Keeping Pan responsive

Keeping an event driven program responsive when dealing with potentially long operations can be difficult.  There are two ways of doing this: multi-threading and asynchronous operations.  Each is best suited to different tasks with some overlap between them.  Network IO has already been handled mostly using async-io with threading being used for the connection setup due to api limitations.  File IO is a different story.  Pan's usage of files doesn't really lend itself to async-io therefore threading is used.  Well, at present only attachment saving is handled with other threads.  The other slow part is the loading & saving of the group header files.  Currently this code runs in the main thread which means that it stalls network io, especially when dealing with large groups which can easily take minutes.

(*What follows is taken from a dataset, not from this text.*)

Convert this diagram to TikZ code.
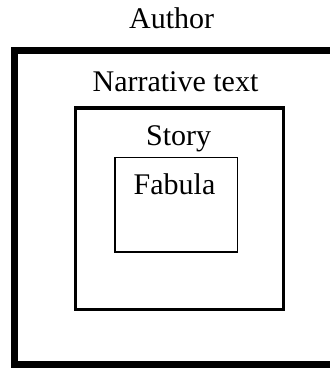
\documentclass[tikz,border=0pt]{standalone}
\usepackage{fontspec}
\setmainfont{Liberation Serif}
\begin{document}
\begin{tikzpicture}[x=1pt,y=-1pt,
  box/.style={draw,rectangle,inner sep=0pt},
  lbl/.style={anchor=base,inner sep=0pt,font=\fontsize{30}{36}\selectfont}]
\useasboundingbox (0,0) rectangle (330,368);
\clip (0,0) rectangle (330,368);
\node[box,line width=7.5pt,minimum width=325.5pt,minimum height=314pt] (outer) at (177.25,207.5) {};
\node[box,line width=3.5pt,minimum width=208.4pt,minimum height=201.3pt] (middle) at (179.5,208.65) {};
\node[box,line width=1.5pt,minimum width=122.3pt,minimum height=94.3pt] (inner) at (176.35,204.65) {};
\node[lbl] (author) at (171.7,28.3) {Author};
\node[lbl] (narr) at (175.5,91.7) {Narrative text};
\node[lbl] (story) at (178.7,145) {Story};
\node[lbl] (fabula) at (174.5,194.3) {Fabula};
\end{tikzpicture}
\end{document}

A couple of articles by Herb Sutter have given me an idea for solving this problem, Active Objects and Prefer Futures and Callbacks.  The basic idea is to have an active object that handles loading and saving groups.  The hard part will be making the parts that need to load groups async.  The saving of groups might be easy if that is trgigered by a ref count.  The object would be something like this:

class GroupHandler {
  public:
    typedef std::tr1::function<void(group*)> Callback;
    void load_group(quark group, Callback cb)
      {queue.add(1,cb);}
    void save_group(quark group)

      {queue.add(2);}
    ~GroupHandler(){ join(thread); }

  private:
    virtual void do_load(quark group, Callback);
    virtual void do_save(quark group);

    bool done;
    Queue queue;
    Thread *thread;
}

Thursday, August 19, 2010

strings & memory

In trying to improve the performance of Pan one of the places that I noticed a potential problem was in building newsrc lines.  The code was writing a read article range, '123-3214', into a buffer and then appending that into a std::string.  I used valgrind and kcachegrind to profile the code.  The problem with this is that each append would cause a new string to be allocated & then old one to be copied into it.  As the string becomes longer this takes more time & also causes the address space to be fragmented.

  My first attempt at optimizing this was to use a std::deque for temporary storage of the entire string then copy that into the output string as the final step.  Profiling showed varied results from slower to significantly faster.  The slow down was cause by the iterators used during the copy.  For short strings they dominated the performance of the function, however as the final string became larger the time savings of not having to allocate & copy more than made up for this.

  After realizing this i decided to profile my newsrc files to determine the line lengths I was using.  The results indicate that about 75% of the lines were under 256 bytes.  This was to small for the deque to be useful.  This time I decided to use a string for the temporary and reserve an initial 256 bytes so that most of the lines could be written without all the copying.  The profile showed a definite speedup doing this.  I could actually optimize this further by making the reserved space a function of the number of ranges in the line and a fixed estimate of the number of bytes per range.  This would nearly eliminate the need for a reallocation but i haven't tried this.